■ EXERCISE INSTRUCTIONS
Without skipping anything, write out each record below exactly.

(Code that draws figures)

==*==

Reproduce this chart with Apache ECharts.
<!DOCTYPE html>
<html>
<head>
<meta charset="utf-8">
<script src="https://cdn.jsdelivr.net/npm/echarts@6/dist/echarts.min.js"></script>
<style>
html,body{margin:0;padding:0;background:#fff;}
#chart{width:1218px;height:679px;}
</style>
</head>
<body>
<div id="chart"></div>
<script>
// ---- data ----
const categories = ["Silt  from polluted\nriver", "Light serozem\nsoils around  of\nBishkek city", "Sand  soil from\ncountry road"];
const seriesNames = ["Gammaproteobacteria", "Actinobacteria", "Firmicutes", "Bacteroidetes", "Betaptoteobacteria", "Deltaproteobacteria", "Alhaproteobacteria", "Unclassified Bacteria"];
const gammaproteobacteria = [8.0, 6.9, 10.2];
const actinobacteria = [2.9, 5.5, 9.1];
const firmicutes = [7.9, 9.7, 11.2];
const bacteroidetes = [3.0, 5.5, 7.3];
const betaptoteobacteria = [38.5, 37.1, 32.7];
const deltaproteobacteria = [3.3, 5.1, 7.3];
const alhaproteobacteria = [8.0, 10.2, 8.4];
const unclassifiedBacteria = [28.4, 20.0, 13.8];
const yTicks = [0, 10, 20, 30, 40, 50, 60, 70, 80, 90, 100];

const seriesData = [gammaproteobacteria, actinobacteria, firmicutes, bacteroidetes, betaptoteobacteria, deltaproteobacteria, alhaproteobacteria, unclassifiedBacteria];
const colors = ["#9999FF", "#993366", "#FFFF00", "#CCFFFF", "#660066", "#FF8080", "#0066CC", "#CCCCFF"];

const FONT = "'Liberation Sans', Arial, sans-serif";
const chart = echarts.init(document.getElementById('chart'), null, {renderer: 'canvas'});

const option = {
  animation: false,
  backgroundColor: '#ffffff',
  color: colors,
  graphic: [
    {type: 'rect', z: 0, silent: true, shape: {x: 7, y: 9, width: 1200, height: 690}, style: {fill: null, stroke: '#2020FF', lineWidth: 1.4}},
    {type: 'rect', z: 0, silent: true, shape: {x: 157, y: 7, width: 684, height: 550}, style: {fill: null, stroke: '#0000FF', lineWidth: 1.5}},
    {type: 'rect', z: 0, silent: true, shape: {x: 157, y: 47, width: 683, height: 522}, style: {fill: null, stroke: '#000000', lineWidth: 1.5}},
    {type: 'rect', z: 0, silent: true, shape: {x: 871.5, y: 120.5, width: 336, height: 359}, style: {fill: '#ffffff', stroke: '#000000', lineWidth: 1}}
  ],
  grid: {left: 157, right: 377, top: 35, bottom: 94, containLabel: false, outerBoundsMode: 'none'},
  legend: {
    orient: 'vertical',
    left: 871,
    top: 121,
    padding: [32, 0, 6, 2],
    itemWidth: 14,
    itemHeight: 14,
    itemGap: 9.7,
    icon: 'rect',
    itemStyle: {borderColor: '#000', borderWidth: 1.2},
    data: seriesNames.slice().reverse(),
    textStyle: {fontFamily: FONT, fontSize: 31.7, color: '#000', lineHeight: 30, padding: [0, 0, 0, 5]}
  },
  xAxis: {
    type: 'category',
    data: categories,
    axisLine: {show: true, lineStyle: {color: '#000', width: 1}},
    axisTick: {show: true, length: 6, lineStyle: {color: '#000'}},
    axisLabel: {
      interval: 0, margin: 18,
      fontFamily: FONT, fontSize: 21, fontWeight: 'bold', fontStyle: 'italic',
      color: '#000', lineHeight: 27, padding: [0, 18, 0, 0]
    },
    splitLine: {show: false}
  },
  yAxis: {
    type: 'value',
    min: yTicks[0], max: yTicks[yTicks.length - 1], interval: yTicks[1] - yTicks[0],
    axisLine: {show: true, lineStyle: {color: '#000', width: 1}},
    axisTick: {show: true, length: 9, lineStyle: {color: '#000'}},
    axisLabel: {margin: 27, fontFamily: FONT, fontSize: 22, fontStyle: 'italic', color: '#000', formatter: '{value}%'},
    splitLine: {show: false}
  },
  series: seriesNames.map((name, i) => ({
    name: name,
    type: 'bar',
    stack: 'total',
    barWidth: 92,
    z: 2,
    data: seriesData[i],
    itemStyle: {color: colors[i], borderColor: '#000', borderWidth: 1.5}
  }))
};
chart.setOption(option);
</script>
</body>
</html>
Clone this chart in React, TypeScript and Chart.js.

==*==

■ SOLUTION TO THE PROBLEM
Reproduce this chart with Apache ECharts.
<!DOCTYPE html>
<html>
<head>
<meta charset="utf-8">
<script src="https://cdn.jsdelivr.net/npm/echarts@6/dist/echarts.min.js"></script>
<style>
html,body{margin:0;padding:0;background:#fff;}
#chart{width:1218px;height:679px;}
</style>
</head>
<body>
<div id="chart"></div>
<script>
// ---- data ----
const categories = ["Silt  from polluted\nriver", "Light serozem\nsoils around  of\nBishkek city", "Sand  soil from\ncountry road"];
const seriesNames = ["Gammaproteobacteria", "Actinobacteria", "Firmicutes", "Bacteroidetes", "Betaptoteobacteria", "Deltaproteobacteria", "Alhaproteobacteria", "Unclassified Bacteria"];
const gammaproteobacteria = [8.0, 6.9, 10.2];
const actinobacteria = [2.9, 5.5, 9.1];
const firmicutes = [7.9, 9.7, 11.2];
const bacteroidetes = [3.0, 5.5, 7.3];
const betaptoteobacteria = [38.5, 37.1, 32.7];
const deltaproteobacteria = [3.3, 5.1, 7.3];
const alhaproteobacteria = [8.0, 10.2, 8.4];
const unclassifiedBacteria = [28.4, 20.0, 13.8];
const yTicks = [0, 10, 20, 30, 40, 50, 60, 70, 80, 90, 100];

const seriesData = [gammaproteobacteria, actinobacteria, firmicutes, bacteroidetes, betaptoteobacteria, deltaproteobacteria, alhaproteobacteria, unclassifiedBacteria];
const colors = ["#9999FF", "#993366", "#FFFF00", "#CCFFFF", "#660066", "#FF8080", "#0066CC", "#CCCCFF"];

const FONT = "'Liberation Sans', Arial, sans-serif";
const chart = echarts.init(document.getElementById('chart'), null, {renderer: 'canvas'});

const option = {
  animation: false,
  backgroundColor: '#ffffff',
  color: colors,
  graphic: [
    {type: 'rect', z: 0, silent: true, shape: {x: 7, y: 9, width: 1200, height: 690}, style: {fill: null, stroke: '#2020FF', lineWidth: 1.4}},
    {type: 'rect', z: 0, silent: true, shape: {x: 157, y: 7, width: 684, height: 550}, style: {fill: null, stroke: '#0000FF', lineWidth: 1.5}},
    {type: 'rect', z: 0, silent: true, shape: {x: 157, y: 47, width: 683, height: 522}, style: {fill: null, stroke: '#000000', lineWidth: 1.5}},
    {type: 'rect', z: 0, silent: true, shape: {x: 871.5, y: 120.5, width: 336, height: 359}, style: {fill: '#ffffff', stroke: '#000000', lineWidth: 1}}
  ],
  grid: {left: 157, right: 377, top: 35, bottom: 94, containLabel: false, outerBoundsMode: 'none'},
  legend: {
    orient: 'vertical',
    left: 871,
    top: 121,
    padding: [32, 0, 6, 2],
    itemWidth: 14,
    itemHeight: 14,
    itemGap: 9.7,
    icon: 'rect',
    itemStyle: {borderColor: '#000', borderWidth: 1.2},
    data: seriesNames.slice().reverse(),
    textStyle: {fontFamily: FONT, fontSize: 31.7, color: '#000', lineHeight: 30, padding: [0, 0, 0, 5]}
  },
  xAxis: {
    type: 'category',
    data: categories,
    axisLine: {show: true, lineStyle: {color: '#000', width: 1}},
    axisTick: {show: true, length: 6, lineStyle: {color: '#000'}},
    axisLabel: {
      interval: 0, margin: 18,
      fontFamily: FONT, fontSize: 21, fontWeight: 'bold', fontStyle: 'italic',
      color: '#000', lineHeight: 27, padding: [0, 18, 0, 0]
    },
    splitLine: {show: false}
  },
  yAxis: {
    type: 'value',
    min: yTicks[0], max: yTicks[yTicks.length - 1], interval: yTicks[1] - yTicks[0],
    axisLine: {show: true, lineStyle: {color: '#000', width: 1}},
    axisTick: {show: true, length: 9, lineStyle: {color: '#000'}},
    axisLabel: {margin: 27, fontFamily: FONT, fontSize: 22, fontStyle: 'italic', color: '#000', formatter: '{value}%'},
    splitLine: {show: false}
  },
  series: seriesNames.map((name, i) => ({
    name: name,
    type: 'bar',
    stack: 'total',
    barWidth: 92,
    z: 2,
    data: seriesData[i],
    itemStyle: {color: colors[i], borderColor: '#000', borderWidth: 1.5}
  }))
};
chart.setOption(option);
</script>
</body>
</html>
Clone this chart in React, TypeScript and Chart.js.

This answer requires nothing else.